The article highlights a large potential opportunity in AI infrastructure, estimating global data center spending could reach $7 trillion by 2030 as energy becomes the key bottleneck. It argues SpaceX could address demand through orbital data centers while Oklo could serve terrestrial data centers with small modular nuclear reactors. The piece is largely thematic and speculative, with no new financial results, but it underscores long-duration growth opportunities tied to AI, space, and nuclear power.
The market is likely underpricing the second-order infrastructure squeeze rather than the headline AI growth itself. If compute demand keeps compounding, the binding constraint shifts from chips to power delivery and siting, which favors any solution that can compress time-to-power and bypass local permitting friction. That makes long-duration optionality in adjacent names more interesting than chasing the pure-play AI beneficiaries, because the monetization window for the bottleneck is longer than the current hype cycle.

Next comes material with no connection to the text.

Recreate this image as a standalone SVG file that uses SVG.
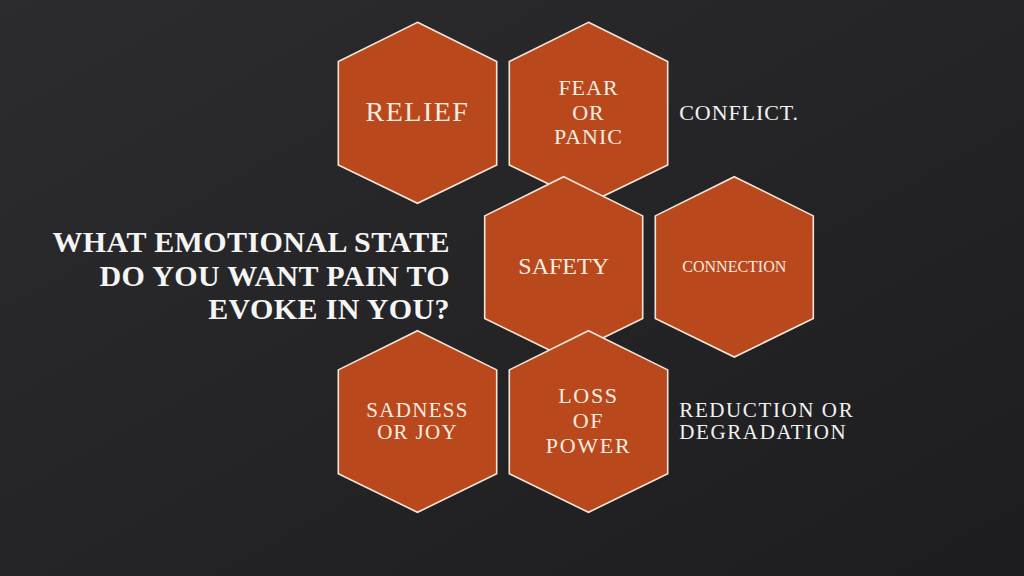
<svg xmlns="http://www.w3.org/2000/svg" width="1024" height="576" viewBox="0 0 1024 576">
<defs>
<linearGradient id="bg" x1="0" y1="0" x2="1" y2="1">
<stop offset="0" stop-color="#2c2c2e"/>
<stop offset="1" stop-color="#1d1d1f"/>
</linearGradient>
<style>
.hex{fill:#BA481D;stroke:#F4E7D9;stroke-width:1.6;stroke-linejoin:miter}
.t{font-family:"Liberation Serif","Times New Roman",serif;fill:#F7ECE0;text-anchor:middle}
.side{font-family:"Liberation Serif","Times New Roman",serif;fill:#F2F2F2}
.title{font-family:"Liberation Serif","Times New Roman",serif;font-weight:bold;font-size:30px;fill:#F5F5F5;text-anchor:end;letter-spacing:0.4px}
</style>
</defs>
<rect width="1024" height="576" fill="url(#bg)"/>
<g id="title">
<text class="title" x="450" y="252">WHAT EMOTIONAL STATE</text>
<text class="title" x="450" y="285.5">DO YOU WANT PAIN TO</text>
<text class="title" x="450" y="319">EVOKE IN YOU?</text>
</g>
<g id="relief">
<polygon class="hex" points="417.5,22.3 496.7,61.5 496.7,165 417.5,203.3 338.3,165 338.3,61.5"/>
<text class="t" x="417.5" y="121" font-size="28" letter-spacing="1.5">RELIEF</text>
</g>
<g id="fear">
<polygon class="hex" points="588.5,22.3 667.7,61.5 667.7,165 588.5,203.3 509.3,165 509.3,61.5"/>
<text class="t" x="588.5" y="95" font-size="22" letter-spacing="1">FEAR</text>
<text class="t" x="588.5" y="120" font-size="22" letter-spacing="1">OR</text>
<text class="t" x="588.5" y="144.3" font-size="22" letter-spacing="1">PANIC</text>
</g>
<g id="safety">
<polygon class="hex" points="563.7,176.7 642.7,215.9 642.7,318.5 563.7,357 484.7,318.5 484.7,215.9"/>
<text class="t" x="563.7" y="274" font-size="24">SAFETY</text>
</g>
<g id="connection">
<polygon class="hex" points="734.3,176.7 813.3,215.9 813.3,318.5 734.3,357 655.3,318.5 655.3,215.9"/>
<text class="t" x="734.3" y="271.7" font-size="16">CONNECTION</text>
</g>
<g id="sadness">
<polygon class="hex" points="417.5,330.7 496.7,369.9 496.7,473.8 417.5,512.3 338.3,473.8 338.3,369.9"/>
<text class="t" x="417.5" y="416.7" font-size="21" letter-spacing="1.3">SADNESS</text>
<text class="t" x="417.5" y="439" font-size="21" letter-spacing="1.3">OR JOY</text>
</g>
<g id="loss">
<polygon class="hex" points="588.5,330.7 667.7,369.9 667.7,473.8 588.5,512.3 509.3,473.8 509.3,369.9"/>
<text class="t" x="588.5" y="403.3" font-size="22" letter-spacing="1.7">LOSS</text>
<text class="t" x="588.5" y="428.3" font-size="22" letter-spacing="1.7">OF</text>
<text class="t" x="588.5" y="452.7" font-size="22" letter-spacing="1.7">POWER</text>
</g>
<g id="conflict">
<text class="side" x="679.3" y="120" font-size="22" letter-spacing="0.9">CONFLICT.</text>
</g>
<g id="reduction">
<text class="side" x="679.3" y="416.7" font-size="21" letter-spacing="1.6">REDUCTION OR</text>
<text class="side" x="679.3" y="439.3" font-size="21" letter-spacing="1.6">DEGRADATION</text>
</g>
<g id="connectors"></g>
</svg>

Oklo’s setup is less about near-term cash flow and more about whether it can become a credible “fast power” vendor for hyperscalers before grid interconnect queues become unmanageable. The key market misconception is that nuclear is only a generation story; in practice, it is a capacity-planning story, and the first winners will be firms that can pre-sell future megawatts to customers desperate to lock supply. The risk is that regulatory and execution delays push first revenue far enough out that the equity starts trading like a concept stock again, especially if rates stay high and financing conditions tighten.
SpaceX’s orbital-data-center angle is a high-upside call option on launch-cost deflation, but it is even more interesting as a competitive threat to the entire terrestrial data-center ecosystem if it proves viable. If even a narrow use case works, it could pressure specialized cooling, land-bank, and power-infrastructure vendors by creating an alternative architecture with different bottlenecks. The contrarian view is that both themes can be true simultaneously: the market may be overexcited about near-term feasibility, yet underestimating how much value accrues to the enabling layer long before either headline project is commercial.
NFLX and NVDA are only tangentially implicated, but the read-through matters: sustained AI capex is supportive for NVDA demand, while streaming and other bandwidth-heavy workloads indirectly benefit from cheaper compute and power over time. The cleanest trade is to express the infrastructure bottleneck rather than the end-user application layer, where valuation dispersion is already rich and sentiment crowded.